GNOME Bugzilla – Bug 73559
g_signal_newv can cause crash on Solaris
Last modified: 2011-02-18 15:48:02 UTC
gsignal.c has loads of g_warnings that print the result of g_type_name(). g_type_name() can return NULL, which causes a seg.fault on Solaris when passed to *printf(%s). Some of these are already guarded with an if (!g_type_name(xxx)) {...} but most aren't, also this solution suppresses those warnings. Instead I suggest to use a macro: #define g_type_name_str(x) (g_type_name(x) == NULL ? "(null)" : g_type_name(x)) (The g_warning() in line 1241 actually breaks crashes the gtk-doc scanner in libgnomeui and breaks the build.)
I'd make this a static function not a macro... since this only matters in error cases, better to save code size than try to inline stuff. (For libgnomeui build, the solution is to fix the warning, not make it not warn.)
Any chance to include a convenience function in "a future version of glib" to return "(null)" for NULL strings and the string itself otherwise? This type of bug comes up all the time on Solaris.
(I consider this minor because the crash only occurs on invalid input to g_signal_newv())

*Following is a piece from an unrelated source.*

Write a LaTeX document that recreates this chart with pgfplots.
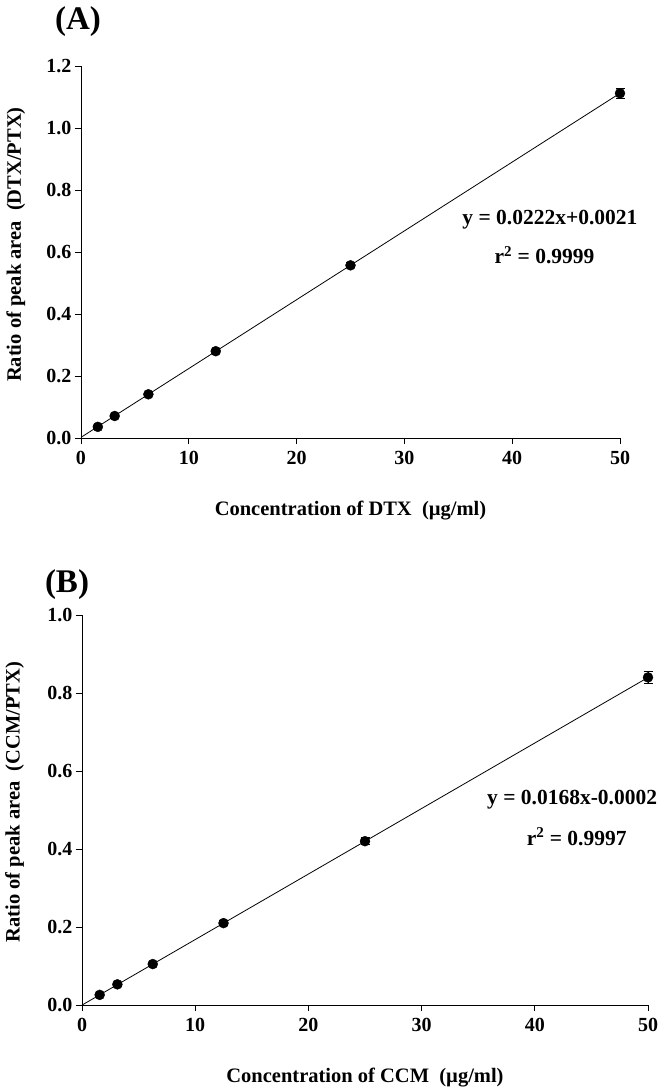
\documentclass[border=0pt]{standalone}
\usepackage{pgfplots}
\pgfplotsset{compat=1.18}
\usepackage{fontspec}
\setmainfont{Liberation Serif}
\newcommand{\tf}{\fontsize{20}{23}\selectfont\bfseries}
\newcommand{\lf}{\fontsize{20.5}{24}\selectfont\bfseries}
\newcommand{\ef}{\fontsize{21.5}{25}\selectfont\bfseries}
\begin{document}
\begin{tikzpicture}
\useasboundingbox (0pt,0pt) rectangle (666pt,-1092pt);
\pgfplotsset{
  calib/.style={
    scale only axis, clip=false,
    axis lines*=left, tick align=outside,
    axis line style={black, line width=0.8pt},
    tick style={black, line width=0.8pt}, major tick length=6pt,
    xmin=0, xmax=50, xtick={0,10,...,50},
    ticklabel style={font=\tf},
    xticklabel style={yshift=-4pt},
    /pgf/number format/assume math mode=true,
    yticklabel style={/pgf/number format/fixed, /pgf/number format/fixed zerofill, /pgf/number format/precision=1},
    label style={font=\lf},
  },
  pts/.style={only marks, mark=*, mark size=5pt, black,
    error bars/.cd, y dir=both, y explicit,
    error bar style={black, line width=0.8pt},
    error mark options={rotate=90, mark size=4.5pt, line width=0.8pt}},
}
% Panel A
\node[font=\fontsize{33}{36}\selectfont\bfseries] at (78pt,-22pt) {(A)};
\begin{axis}[calib, at={(81pt,-438pt)}, anchor=south west,
  width=539pt, height=372pt,
  ymin=0, ymax=1.2, ytick={0,0.2,...,1.2},
  xlabel={Concentration of DTX\ \ (\textmu g/ml)},
  ylabel={Ratio of peak area\ \ (DTX/PTX)},
  xlabel style={at={(axis description cs:0.5,-0.194)}, anchor=center},
  ylabel style={at={(axis description cs:-0.121,0.52)}, anchor=center},
]
\addplot[black, line width=0.8pt] coordinates {(0,0.0021) (50,1.1121)};
\addplot[pts] coordinates {
  (1.5625,0.036) +- (0,0.004)
  (3.125,0.071) +- (0,0.005)
  (6.25,0.141) +- (0,0.005)
  (12.5,0.280) +- (0,0.006)
  (25,0.557) +- (0,0.008)
  (50,1.112) +- (0,0.015)};
\node[font=\ef] at (axis cs:43.5,0.703) {y =\ 0.0222x+0.0021};
\node[font=\ef] at (axis cs:43.0,0.590) {r\textsuperscript{2} =\ 0.9999};
\end{axis}
% Panel B
\node[font=\fontsize{33}{36}\selectfont\bfseries] at (67pt,-585pt) {(B)};
\begin{axis}[calib, at={(82pt,-1005pt)}, anchor=south west,
  width=566pt, height=390pt,
  ymin=0, ymax=1.0, ytick={0,0.2,...,1.0},
  xlabel={Concentration of CCM\ \ (\textmu g/ml)},
  ylabel={Ratio of peak area\ \ (CCM/PTX)},
  xlabel style={at={(axis description cs:0.5,-0.185)}, anchor=center},
  ylabel style={at={(axis description cs:-0.119,0.52)}, anchor=center},
]
\addplot[black, line width=0.8pt] coordinates {(0,-0.0002) (50,0.8398)};
\addplot[pts] coordinates {
  (1.5625,0.026) +- (0,0.004)
  (3.125,0.053) +- (0,0.004)
  (6.25,0.105) +- (0,0.005)
  (12.5,0.210) +- (0,0.007)
  (25,0.420) +- (0,0.009)
  (50,0.840) +- (0,0.015)};
\node[font=\ef] at (axis cs:43.3,0.526) {y = 0.0168x-0.0002};
\node[font=\ef] at (axis cs:43.7,0.431) {r\textsuperscript{2} =\ 0.9997};
\end{axis}
\end{tikzpicture}
\end{document}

Mon May 20 15:57:47 2002 Owen Taylor <otaylor@redhat.com> * gsignal.c: When printing errors, handle NULL returns from g_type_debug(). (#73559, Laszlo Peter) I'm not sure about the "(null)" function ... it seems hard to come up a name that both: - Is short enough to be more convenient than just writing a ? a : "(null) - Is clear enough that it doesn't obscure code more than just writing a ? a : "(null)" If you have ideas in this area, please filie a separate bug.